Pendant la phase opérationnelle, les prêteurs chiliens mettent en place différentes mesures pour mieux contrôler leurs risques. Par exemple, imposer au sponsor une certaine structure organisationnelle (DevCo, BuyCo, HoldCo, etc.), ce qui peut avoir des impacts fiscaux non négligeables et accroître la lourdeur administrative du financement, à supporter par l’entreprise. Il n’est bien sûr pas nouveau pour un prêteur d’isoler autant que possible la structure qui va porter le financement, mais nous avons remarqué une tendance des banques à souhaiter multiplier les échelons. Aussi, exiger au sponsor des comptes de réserve supplémentaires et d’une ampleur accrue, réduit l’enveloppe de fonds directement disponible pour le sponsor. Dans le même ordre d’idées, limiter davantage la possibilité pour un projet de distribuer des dividendes, signifie que le sponsor devra attendre plus longtemps avant de commencer à récupérer ses fonds propres. Parmi les points mentionnés précédemment, ce dernier a un impact direct et significatif sur le TRI d’un projet. C’est pourquoi Finergreen conseille de plus en plus et assiste ses clients dans la levée de tranches de dette subordonnée, qui permettent de générer de la valeur supplémentaire en limitant l’apport en fonds propres du sponsor. En négociant des taux et des maturités qui suivent ceux de la dette senior du projet, la dette subordonnée ou la dette junior peut contribuer à augmenter le rendement du capital.
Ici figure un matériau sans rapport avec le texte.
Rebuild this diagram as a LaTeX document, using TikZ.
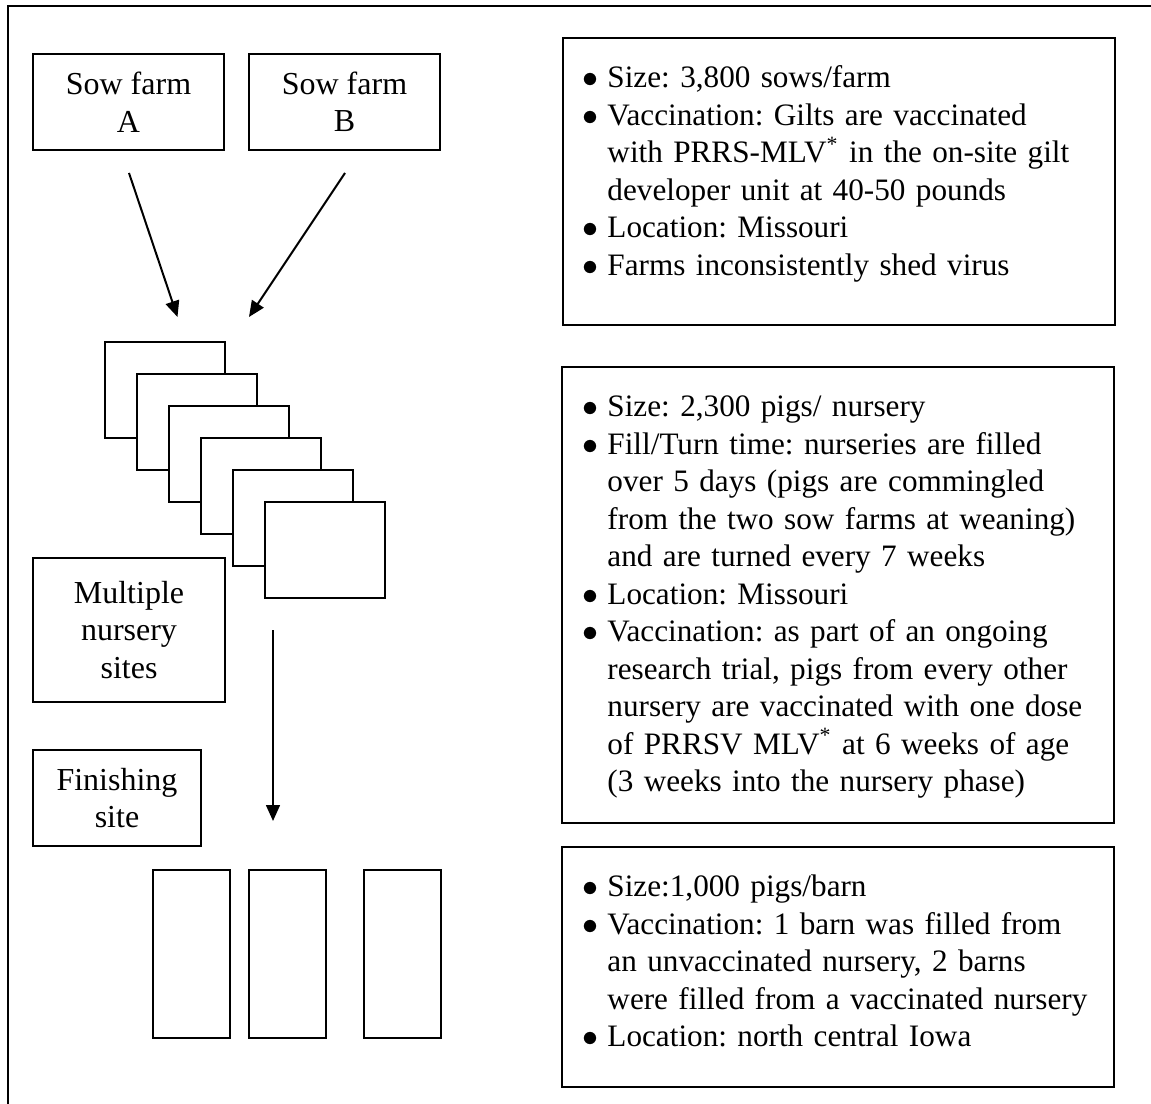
\documentclass[tikz,border=0pt]{standalone}
\usepackage{fontspec}
\setmainfont{Liberation Serif}
\usetikzlibrary{arrows.meta, positioning}

\newcommand{\pxl}{0.375pt}
\newcommand{\bitem}[1]{\par\hangindent=9.2pt\hangafter=1\noindent\makebox[9.2pt][l]{$\bullet$}#1}

\begin{document}
\begin{tikzpicture}[
        x=0.375pt, y=-0.375pt,
        >={Triangle[length=6pt, width=5.2pt]},
        every node/.style={font=\fontsize{12}{14.06}\selectfont},
        site/.style={draw, line width=0.8pt, align=center, inner sep=0pt},
        unit/.style={draw, line width=0.8pt, fill=white, minimum width=120*\pxl, minimum height=96*\pxl},
        barn/.style={draw, line width=0.8pt, minimum width=77*\pxl, minimum height=168*\pxl},
        panel/.style={draw, line width=0.8pt, anchor=north west, inner sep=0pt},
        info/.style={anchor=north west, inner sep=0pt, text width=195pt,
            font=\fontsize{11.7}{14.06}\selectfont},
        flow/.style={->, line width=0.75pt}
    ]
    \useasboundingbox (0,0) rectangle (1151,1104);
    \draw[line width=1.1pt] (8,1110) -- (8,6) -- (1160,6);

    % left column
    \node[site, minimum width=191*\pxl, minimum height=96*\pxl] (sowA) at (128.5,102) {Sow farm\\A};
    \node[site, minimum width=191*\pxl, minimum height=96*\pxl] (sowB) at (344.5,102) {Sow farm\\B};
    \foreach \i in {0,...,5}
        \node[unit] (nur\i) at ({164.6+32*\i},{390+32*\i}) {};
    \node[site, minimum width=192*\pxl, minimum height=144*\pxl] (multi) at (129,630) {Multiple\\nursery\\sites};
    \node[site, minimum width=168*\pxl, minimum height=96*\pxl] (finish) at (117,798) {Finishing\\site};
    \node[barn] (barn1) at (191.5,954) {};
    \node[barn] (barn2) at (287.5,954) {};
    \node[barn] (barn3) at (402.5,954) {};

    \coordinate (aOut) at (129,173);
    \coordinate (aIn) at (177.5,317);
    \coordinate (bOut) at (345,173);
    \coordinate (bIn) at (249,317);
    \coordinate (dOut) at (273,630);
    \coordinate (dIn) at (273,821);
    \draw[flow] (aOut) -- (aIn);
    \draw[flow] (bOut) -- (bIn);
    \draw[flow] (dOut) -- (dIn);

    % right column
    \node[panel, minimum width=552*\pxl, minimum height=287*\pxl] (sowpanel) at (562,37) {};
    \node[info] (sowtext) at (582.4,49.7) {\raggedright\frenchspacing
        \bitem{\rule{0pt}{11pt}Size: 3,800 sows/farm}
        \bitem{Vaccination: Gilts are vaccinated\newline with PRRS-MLV\textsuperscript{*} in the on-site gilt\newline developer unit at 40-50 pounds}
        \bitem{Location: Missouri}
        \bitem{Farms inconsistently shed virus}\par};

    \node[panel, minimum width=552*\pxl, minimum height=456*\pxl] (nurpanel) at (561,366) {};
    \node[info] (nurtext) at (582.4,378.7) {\raggedright\frenchspacing
        \bitem{\rule{0pt}{11pt}Size: 2,300 pigs/ nursery}
        \bitem{Fill/Turn time: nurseries are filled\newline over 5 days (pigs are commingled\newline from the two sow farms at weaning)\newline and are turned every 7 weeks}
        \bitem{Location: Missouri}
        \bitem{Vaccination: as part of an ongoing\newline research trial, pigs from every other\newline nursery are vaccinated with one dose\newline of PRRSV MLV\textsuperscript{*} at 6 weeks of age\newline (3 weeks into the nursery phase)}\par};

    \node[panel, minimum width=552*\pxl, minimum height=240*\pxl] (finpanel) at (561,846) {};
    \node[info] (fintext) at (582.4,858.7) {\raggedright\frenchspacing
        \bitem{\rule{0pt}{11pt}Size:1,000 pigs/barn}
        \bitem{Vaccination: 1 barn was filled from\newline an unvaccinated nursery, 2 barns\newline were filled from a vaccinated nursery}
        \bitem{Location: north central Iowa}\par};
\end{tikzpicture}
\end{document}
Dans l’environnement macroéconomique actuel, un porteur de projet devrait désormais comparer les propositions des prêteurs potentiels sur la base d’autres critères que celui du coût nominal de la dette. Plutôt que de cibler les prêteurs les moins chers et de demander « à quel taux ? », mieux vaut peut-être leur demander « comprenez-vous mon projet ? » et « comment allez-vous le financer ? ».

A propos de l’auteur

Depuis décembre 2018, Carlos Marron est Managing Partner spécialisé dans les énergies renouvelables chez Finergreen à Mexico (Mexique).